El crío, que había armado una buena bronca durante la comida, no debía de tener más de cinco años. Es probable que los amigos de la madre se lo hubiesen llevado para que ella, sola, tuviese un respiro. Ahora ella, que lo hubiese ahogado con sus propias manos hace media hora, lo miraba con ternura. Le habrán dicho “descansa y olvídate de él” y ella es incapaz; lo tiene a la vista, aunque sea a cien metros: ¿puede concentrarse en otra cosa? Y se queda mirándolo durante minutos. Es probable que quisiese hacer lo que queremos hacer todos los padres: congelarlos en el tiempo durante cada año sucesivo (“esta es la edad perfecta”) hasta supongo que los 15, que prefieres que los congele otro. Fabricaba recuerdos: aquel día en la playa, cuando jugaba con las olas (la mayoría de los recuerdos de los niños que fuimos y de los niños que tuvimos están relacionados con las olas o con el verano, quizá porque quién sabe lo que pasa por la cabeza de los niños en agosto, será la luz).
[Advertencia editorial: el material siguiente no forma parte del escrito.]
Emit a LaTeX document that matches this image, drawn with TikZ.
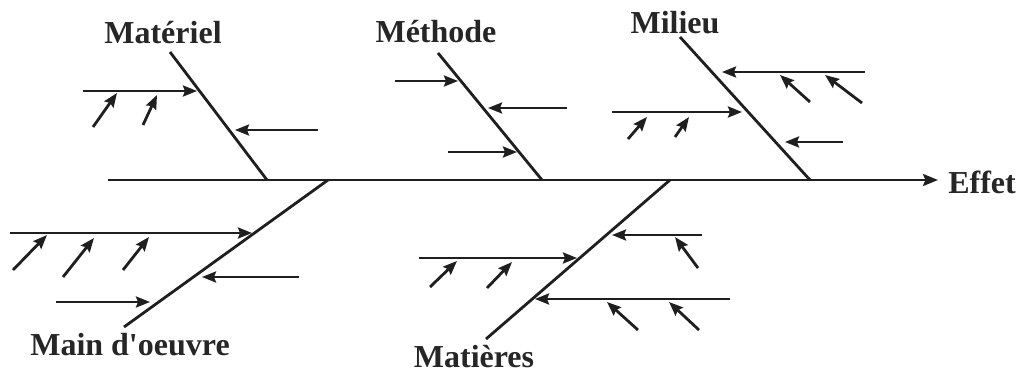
\documentclass[tikz,border=0pt]{standalone}
\usepackage{fontspec}
\setmainfont{Liberation Serif}
\usetikzlibrary{arrows.meta}
\begin{document}
\begin{tikzpicture}[x=0.5pt,y=-0.5pt,
  ink/.style={draw=black!88},
  tip/.tip={Stealth[length=7pt,width=5.5pt,inset=1pt]},
  spine/.style={ink, line width=1.2pt, -{Stealth[length=7.5pt,width=6pt,inset=1.2pt]}},
  bone/.style={ink, line width=1.4pt},
  cause/.style={ink, line width=1.3pt, -tip},
  sub/.style={ink, line width=1.4pt, -tip},
  lbl/.style={font=\bfseries\fontsize{16}{18}\selectfont, inner sep=0pt, text=black!85}]
\useasboundingbox (0,0) rectangle (1026,374);

% spine and effect
\coordinate (s0) at (108,180);
\node[lbl] (effet) at (982,182) {Effet};
\draw[spine] (s0) -- (938,180) coordinate (s1);

% Materiel
\node[lbl] (materiel) at (163,33) {Matériel};
\coordinate (mat-t) at (170,52); \coordinate (mat-b) at (267,180);
\draw[bone] (mat-t) -- (mat-b);
\draw[cause] (83,91) -- (197,91);
\draw[sub] (93,127) -- (117,93);
\draw[sub] (143,125) -- (157,95);
\draw[cause] (318,130) -- (235,130);

% Methode
\node[lbl] (methode) at (436,32) {Méthode};
\coordinate (met-t) at (438,53); \coordinate (met-b) at (542,180);
\draw[bone] (met-t) -- (met-b);
\draw[cause] (395,81) -- (458,81);
\draw[cause] (567,108) -- (488,108);
\draw[cause] (448,152) -- (517,152);

% Milieu
\node[lbl] (milieu) at (675,23) {Milieu};
\coordinate (mil-t) at (680,37); \coordinate (mil-b) at (810,180);
\draw[bone] (mil-t) -- (mil-b);
\draw[cause] (865,72) -- (722,72);
\draw[sub] (810,102) -- (780,75);
\draw[sub] (862,103) -- (825,75);
\draw[cause] (612,112) -- (742,112);
\draw[sub] (628,139) -- (647,117);
\draw[sub] (675,137) -- (689,117);
\draw[cause] (843,142) -- (785,142);

% Main d'oeuvre
\node[lbl] (main) at (130,345) {Main d\textquotesingle oeuvre};
\coordinate (mo-t) at (328,180); \coordinate (mo-b) at (124,327);
\draw[bone] (mo-t) -- (mo-b);
\draw[cause] (10,233) -- (252,233);
\draw[sub] (13,270) -- (47,235);
\draw[sub] (63,277) -- (94,238);
\draw[sub] (123,270) -- (149,237);
\draw[cause] (299,277) -- (202,277);
\draw[cause] (56,302) -- (150,302);

% Matieres
\node[lbl] (matieres) at (474,357) {Matières};
\coordinate (mt-t) at (670,180); \coordinate (mt-b) at (486,339);
\draw[bone] (mt-t) -- (mt-b);
\draw[cause] (702,235) -- (612,235);
\draw[sub] (698,268) -- (675,237);
\draw[cause] (419,258) -- (577,258);
\draw[sub] (430,287) -- (457,261);
\draw[sub] (487,288) -- (512,262);
\draw[cause] (730,299) -- (535,299);
\draw[sub] (638,330) -- (607,302);
\draw[sub] (699,330) -- (669,302);
\end{tikzpicture}
\end{document}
Dos meses después de esa escena volví a leer Txalaparta (Pepitas de Calabaza, 2023), el libro que Agustín Pery me envió antes de publicarlo en pdf y no había leído en papel. Me sobresaltó recordar la primera escena. Una madre va todas las tardes a la misma cafetería a pedir lo mismo y poder ver, a través de los ventanales, a su hijo con sus amigos en la plaza. Pero el niño no tiene cinco años sino 15, la aborrece a ella y odia a su padre. Es un chaval abertzale, el más duro de todos porque no le queda más remedio: su padre es un guardia civil (no un cualquiera: un cabronazo de primera, un torturador) que los abandonó a su madre y a él. Así que ella, escribiendo una carta que avanza según avanza la historia, recuerda el tiempo en que su hijo era otro, también en la playa, y su padre, sin embargo, el mismo. Recuerda, entonces, el viaje impresionante en que un hijo empieza a odiar a su madre por las razones más miserables (dejarse engañar por un txakurra, como lo llama él) y de fondo aparecen los primeros años noventa en el País Vasco con la vida de la calle mezclándose, a veces la misma, con la vida de los periódicos y la vida de la que nadie hablaba; cómo al lado de un Euskal Herria askatu había otra pintada en el mismo muro: “Nerea es una zorra”. Y de qué manera esa mirada de la mujer, Edurne, a su hijo cuando su hijo se le está yendo de las manos es la misma mirada de una madre cuando lo tiene entre las suyas: el milagro de que no cambie nunca.